> [Aim of the exercise] Give the number of lines holding the string "diagram" and nothing more.

:: Records to process

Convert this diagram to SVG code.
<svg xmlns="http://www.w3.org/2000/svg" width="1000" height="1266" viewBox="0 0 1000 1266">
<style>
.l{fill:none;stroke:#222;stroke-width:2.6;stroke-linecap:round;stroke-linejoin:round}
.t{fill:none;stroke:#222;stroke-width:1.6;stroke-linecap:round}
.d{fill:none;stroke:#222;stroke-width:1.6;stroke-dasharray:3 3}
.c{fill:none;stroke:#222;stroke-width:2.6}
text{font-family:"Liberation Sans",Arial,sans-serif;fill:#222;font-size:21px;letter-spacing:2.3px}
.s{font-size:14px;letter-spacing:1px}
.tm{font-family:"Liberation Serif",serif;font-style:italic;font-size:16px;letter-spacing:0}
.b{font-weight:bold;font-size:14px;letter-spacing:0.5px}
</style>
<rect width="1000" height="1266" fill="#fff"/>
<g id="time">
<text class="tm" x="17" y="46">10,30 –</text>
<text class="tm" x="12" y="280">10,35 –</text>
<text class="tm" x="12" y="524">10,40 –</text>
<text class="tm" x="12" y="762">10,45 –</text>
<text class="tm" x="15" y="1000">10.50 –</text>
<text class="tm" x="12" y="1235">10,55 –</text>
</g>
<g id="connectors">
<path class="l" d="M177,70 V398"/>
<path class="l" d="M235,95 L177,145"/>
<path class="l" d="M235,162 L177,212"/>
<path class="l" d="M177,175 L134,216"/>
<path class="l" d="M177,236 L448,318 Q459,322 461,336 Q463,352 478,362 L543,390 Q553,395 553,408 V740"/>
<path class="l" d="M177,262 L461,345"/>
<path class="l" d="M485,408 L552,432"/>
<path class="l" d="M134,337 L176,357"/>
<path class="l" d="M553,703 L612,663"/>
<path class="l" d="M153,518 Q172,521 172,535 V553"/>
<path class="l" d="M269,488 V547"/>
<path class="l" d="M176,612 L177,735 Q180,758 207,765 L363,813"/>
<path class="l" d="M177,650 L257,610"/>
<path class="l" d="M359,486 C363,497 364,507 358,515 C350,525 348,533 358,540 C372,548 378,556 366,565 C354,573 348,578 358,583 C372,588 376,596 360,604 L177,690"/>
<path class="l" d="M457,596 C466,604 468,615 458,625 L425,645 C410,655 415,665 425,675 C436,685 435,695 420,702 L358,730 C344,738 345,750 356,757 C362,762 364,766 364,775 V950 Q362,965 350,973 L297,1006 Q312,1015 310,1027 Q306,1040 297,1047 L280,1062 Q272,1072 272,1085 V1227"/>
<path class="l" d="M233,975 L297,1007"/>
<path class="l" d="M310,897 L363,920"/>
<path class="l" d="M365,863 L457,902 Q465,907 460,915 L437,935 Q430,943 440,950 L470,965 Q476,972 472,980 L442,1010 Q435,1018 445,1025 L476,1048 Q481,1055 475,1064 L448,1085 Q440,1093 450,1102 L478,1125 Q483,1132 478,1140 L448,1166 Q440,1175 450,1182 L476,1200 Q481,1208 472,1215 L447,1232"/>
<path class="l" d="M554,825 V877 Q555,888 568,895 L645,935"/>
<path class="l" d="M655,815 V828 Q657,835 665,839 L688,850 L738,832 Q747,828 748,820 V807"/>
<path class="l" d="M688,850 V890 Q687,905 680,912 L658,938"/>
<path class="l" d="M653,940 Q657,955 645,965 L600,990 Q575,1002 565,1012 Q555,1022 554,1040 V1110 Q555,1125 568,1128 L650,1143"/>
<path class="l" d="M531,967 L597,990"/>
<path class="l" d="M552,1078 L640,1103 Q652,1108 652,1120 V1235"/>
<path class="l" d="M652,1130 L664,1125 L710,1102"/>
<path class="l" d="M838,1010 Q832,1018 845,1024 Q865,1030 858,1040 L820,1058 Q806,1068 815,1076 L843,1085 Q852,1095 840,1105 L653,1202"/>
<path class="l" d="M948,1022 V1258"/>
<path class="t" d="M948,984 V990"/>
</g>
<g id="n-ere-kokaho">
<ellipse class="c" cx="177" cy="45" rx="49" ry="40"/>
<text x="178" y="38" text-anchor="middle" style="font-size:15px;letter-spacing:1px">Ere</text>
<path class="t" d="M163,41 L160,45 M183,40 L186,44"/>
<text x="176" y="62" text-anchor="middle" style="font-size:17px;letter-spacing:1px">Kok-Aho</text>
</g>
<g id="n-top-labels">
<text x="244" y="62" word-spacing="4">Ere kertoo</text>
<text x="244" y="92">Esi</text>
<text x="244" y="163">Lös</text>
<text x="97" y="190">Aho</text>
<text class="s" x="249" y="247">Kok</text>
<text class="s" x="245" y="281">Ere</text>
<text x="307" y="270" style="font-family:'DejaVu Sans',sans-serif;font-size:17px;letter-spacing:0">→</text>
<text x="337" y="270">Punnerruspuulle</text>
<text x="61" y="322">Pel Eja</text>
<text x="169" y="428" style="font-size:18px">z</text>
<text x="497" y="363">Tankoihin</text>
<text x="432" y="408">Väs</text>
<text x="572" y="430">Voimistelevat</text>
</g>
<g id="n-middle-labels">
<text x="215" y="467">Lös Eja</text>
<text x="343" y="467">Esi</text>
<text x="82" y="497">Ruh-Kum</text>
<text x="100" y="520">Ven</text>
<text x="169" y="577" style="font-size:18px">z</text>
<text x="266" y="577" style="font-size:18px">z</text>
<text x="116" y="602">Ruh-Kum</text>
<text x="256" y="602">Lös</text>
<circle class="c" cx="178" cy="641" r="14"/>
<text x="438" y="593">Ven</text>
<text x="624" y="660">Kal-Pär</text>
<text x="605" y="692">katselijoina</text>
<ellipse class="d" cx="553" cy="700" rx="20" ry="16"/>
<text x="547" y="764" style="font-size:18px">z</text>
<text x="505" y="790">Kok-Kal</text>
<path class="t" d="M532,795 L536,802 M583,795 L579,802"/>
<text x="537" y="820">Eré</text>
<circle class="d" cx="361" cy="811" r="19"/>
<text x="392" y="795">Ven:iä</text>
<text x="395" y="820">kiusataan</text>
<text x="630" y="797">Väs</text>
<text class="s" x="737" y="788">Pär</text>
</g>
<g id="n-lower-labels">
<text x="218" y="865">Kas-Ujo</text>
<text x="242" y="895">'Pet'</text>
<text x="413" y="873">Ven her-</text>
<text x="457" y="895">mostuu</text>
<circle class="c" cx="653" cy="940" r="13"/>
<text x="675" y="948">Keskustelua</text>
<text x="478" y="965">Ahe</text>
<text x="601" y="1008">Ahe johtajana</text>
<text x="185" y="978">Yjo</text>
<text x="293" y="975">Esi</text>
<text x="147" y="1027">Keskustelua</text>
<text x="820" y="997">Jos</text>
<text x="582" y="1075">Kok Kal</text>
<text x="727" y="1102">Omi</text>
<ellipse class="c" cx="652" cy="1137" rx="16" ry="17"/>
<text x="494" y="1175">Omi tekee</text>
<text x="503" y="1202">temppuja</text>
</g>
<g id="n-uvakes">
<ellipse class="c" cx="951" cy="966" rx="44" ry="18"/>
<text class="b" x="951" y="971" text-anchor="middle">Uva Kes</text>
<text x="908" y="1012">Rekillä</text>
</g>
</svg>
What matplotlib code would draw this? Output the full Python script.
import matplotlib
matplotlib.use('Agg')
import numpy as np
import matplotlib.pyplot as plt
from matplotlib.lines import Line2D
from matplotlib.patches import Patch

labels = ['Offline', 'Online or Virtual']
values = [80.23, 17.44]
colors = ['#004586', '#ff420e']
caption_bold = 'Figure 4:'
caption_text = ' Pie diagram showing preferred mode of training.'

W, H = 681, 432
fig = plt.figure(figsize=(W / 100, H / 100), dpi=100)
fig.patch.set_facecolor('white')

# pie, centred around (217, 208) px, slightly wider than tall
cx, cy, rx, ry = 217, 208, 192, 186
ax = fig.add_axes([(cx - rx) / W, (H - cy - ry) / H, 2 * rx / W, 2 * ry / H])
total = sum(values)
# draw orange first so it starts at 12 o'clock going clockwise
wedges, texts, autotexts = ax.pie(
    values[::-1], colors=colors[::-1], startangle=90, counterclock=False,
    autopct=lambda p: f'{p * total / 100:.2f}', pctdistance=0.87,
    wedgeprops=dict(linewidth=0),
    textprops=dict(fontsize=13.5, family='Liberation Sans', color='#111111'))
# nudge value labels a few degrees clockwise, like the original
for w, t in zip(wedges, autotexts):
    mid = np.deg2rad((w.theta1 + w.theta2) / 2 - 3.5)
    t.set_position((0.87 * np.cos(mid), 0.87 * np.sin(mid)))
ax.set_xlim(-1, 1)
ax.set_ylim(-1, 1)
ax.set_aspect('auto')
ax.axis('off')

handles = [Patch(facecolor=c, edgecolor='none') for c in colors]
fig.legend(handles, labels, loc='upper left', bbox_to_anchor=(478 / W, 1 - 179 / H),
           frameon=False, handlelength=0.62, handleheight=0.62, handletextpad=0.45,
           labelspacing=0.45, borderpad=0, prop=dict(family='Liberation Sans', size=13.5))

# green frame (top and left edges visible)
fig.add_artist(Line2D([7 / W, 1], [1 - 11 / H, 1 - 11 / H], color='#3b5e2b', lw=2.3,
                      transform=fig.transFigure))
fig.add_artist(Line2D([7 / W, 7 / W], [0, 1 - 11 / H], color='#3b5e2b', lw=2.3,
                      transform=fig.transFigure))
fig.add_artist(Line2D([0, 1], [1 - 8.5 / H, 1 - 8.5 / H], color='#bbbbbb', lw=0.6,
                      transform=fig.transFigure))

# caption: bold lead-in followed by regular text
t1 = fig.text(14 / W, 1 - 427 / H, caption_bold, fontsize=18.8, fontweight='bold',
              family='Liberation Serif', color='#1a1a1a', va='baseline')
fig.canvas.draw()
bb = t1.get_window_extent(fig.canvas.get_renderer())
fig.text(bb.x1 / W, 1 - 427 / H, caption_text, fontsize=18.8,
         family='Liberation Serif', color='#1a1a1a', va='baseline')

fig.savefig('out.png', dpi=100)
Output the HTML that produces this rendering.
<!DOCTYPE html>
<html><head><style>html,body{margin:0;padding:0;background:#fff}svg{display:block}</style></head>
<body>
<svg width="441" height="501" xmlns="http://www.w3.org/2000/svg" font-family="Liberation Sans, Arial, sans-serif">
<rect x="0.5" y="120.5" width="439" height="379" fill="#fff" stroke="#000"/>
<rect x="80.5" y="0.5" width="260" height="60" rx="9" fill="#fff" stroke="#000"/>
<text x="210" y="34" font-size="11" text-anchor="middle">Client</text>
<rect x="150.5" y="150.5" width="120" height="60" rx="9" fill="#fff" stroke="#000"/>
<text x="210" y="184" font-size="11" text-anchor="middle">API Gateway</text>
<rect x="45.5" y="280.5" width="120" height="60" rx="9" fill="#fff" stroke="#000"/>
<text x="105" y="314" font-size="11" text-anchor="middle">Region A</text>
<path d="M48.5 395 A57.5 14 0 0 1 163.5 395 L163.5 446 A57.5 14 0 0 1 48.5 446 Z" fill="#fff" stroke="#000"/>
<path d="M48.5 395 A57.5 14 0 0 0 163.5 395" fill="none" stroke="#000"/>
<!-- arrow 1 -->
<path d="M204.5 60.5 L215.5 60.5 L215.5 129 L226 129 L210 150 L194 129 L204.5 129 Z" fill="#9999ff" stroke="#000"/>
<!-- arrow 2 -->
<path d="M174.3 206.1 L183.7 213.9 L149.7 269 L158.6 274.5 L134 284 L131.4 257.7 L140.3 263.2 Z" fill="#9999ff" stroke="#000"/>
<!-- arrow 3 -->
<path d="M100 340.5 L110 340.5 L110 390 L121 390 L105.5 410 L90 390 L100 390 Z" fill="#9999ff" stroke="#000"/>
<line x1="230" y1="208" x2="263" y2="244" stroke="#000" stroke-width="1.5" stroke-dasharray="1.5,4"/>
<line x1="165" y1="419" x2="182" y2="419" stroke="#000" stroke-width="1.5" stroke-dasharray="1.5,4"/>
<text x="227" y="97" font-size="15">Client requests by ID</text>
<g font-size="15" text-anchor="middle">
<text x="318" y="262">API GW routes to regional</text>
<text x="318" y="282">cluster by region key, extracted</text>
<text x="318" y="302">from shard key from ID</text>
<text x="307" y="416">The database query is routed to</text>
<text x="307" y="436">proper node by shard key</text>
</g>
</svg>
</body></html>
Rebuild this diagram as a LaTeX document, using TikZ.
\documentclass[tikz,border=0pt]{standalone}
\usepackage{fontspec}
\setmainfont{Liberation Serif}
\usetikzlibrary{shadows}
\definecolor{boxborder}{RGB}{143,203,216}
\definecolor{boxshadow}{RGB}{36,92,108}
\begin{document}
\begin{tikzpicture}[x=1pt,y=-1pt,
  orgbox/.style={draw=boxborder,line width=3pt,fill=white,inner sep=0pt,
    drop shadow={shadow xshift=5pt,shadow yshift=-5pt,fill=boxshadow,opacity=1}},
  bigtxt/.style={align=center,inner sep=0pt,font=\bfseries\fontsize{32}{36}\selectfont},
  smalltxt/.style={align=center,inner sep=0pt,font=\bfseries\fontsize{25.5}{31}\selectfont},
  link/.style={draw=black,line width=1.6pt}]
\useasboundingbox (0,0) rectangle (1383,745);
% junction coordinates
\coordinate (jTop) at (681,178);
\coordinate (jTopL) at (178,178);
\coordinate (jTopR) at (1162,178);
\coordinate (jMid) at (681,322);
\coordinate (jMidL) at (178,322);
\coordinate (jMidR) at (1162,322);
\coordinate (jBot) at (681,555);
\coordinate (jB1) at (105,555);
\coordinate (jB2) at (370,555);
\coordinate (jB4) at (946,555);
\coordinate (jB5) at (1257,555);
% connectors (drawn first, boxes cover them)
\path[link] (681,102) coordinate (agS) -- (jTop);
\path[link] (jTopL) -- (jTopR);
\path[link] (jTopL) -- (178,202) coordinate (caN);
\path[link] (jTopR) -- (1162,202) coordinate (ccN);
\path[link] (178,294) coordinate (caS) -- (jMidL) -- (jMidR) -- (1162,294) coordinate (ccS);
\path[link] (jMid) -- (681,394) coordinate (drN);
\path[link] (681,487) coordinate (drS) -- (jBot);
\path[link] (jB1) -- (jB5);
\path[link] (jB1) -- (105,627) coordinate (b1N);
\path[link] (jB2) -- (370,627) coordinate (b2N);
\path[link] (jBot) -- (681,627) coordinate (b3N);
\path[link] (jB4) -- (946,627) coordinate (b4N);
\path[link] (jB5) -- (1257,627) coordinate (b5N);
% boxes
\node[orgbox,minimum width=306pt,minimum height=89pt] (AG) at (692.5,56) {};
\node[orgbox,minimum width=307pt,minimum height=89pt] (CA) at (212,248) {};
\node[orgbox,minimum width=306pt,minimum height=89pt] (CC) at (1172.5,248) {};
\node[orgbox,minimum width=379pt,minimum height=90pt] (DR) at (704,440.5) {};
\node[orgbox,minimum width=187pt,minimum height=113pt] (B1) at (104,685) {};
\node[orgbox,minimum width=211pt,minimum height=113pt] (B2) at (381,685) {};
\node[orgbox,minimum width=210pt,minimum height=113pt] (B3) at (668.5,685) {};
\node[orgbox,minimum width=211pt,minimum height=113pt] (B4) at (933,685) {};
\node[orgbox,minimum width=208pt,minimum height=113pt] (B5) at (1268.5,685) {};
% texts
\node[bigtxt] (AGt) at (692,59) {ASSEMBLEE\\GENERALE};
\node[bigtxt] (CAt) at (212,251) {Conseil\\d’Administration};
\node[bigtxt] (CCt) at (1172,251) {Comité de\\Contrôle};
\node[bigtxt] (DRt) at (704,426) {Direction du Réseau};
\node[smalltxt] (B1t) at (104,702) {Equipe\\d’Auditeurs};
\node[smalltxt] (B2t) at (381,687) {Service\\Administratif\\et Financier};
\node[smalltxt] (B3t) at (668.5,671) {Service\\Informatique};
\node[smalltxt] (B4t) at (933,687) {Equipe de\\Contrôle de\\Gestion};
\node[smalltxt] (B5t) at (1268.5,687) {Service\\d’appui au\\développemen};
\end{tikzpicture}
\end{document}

::::

> [Final answer] 3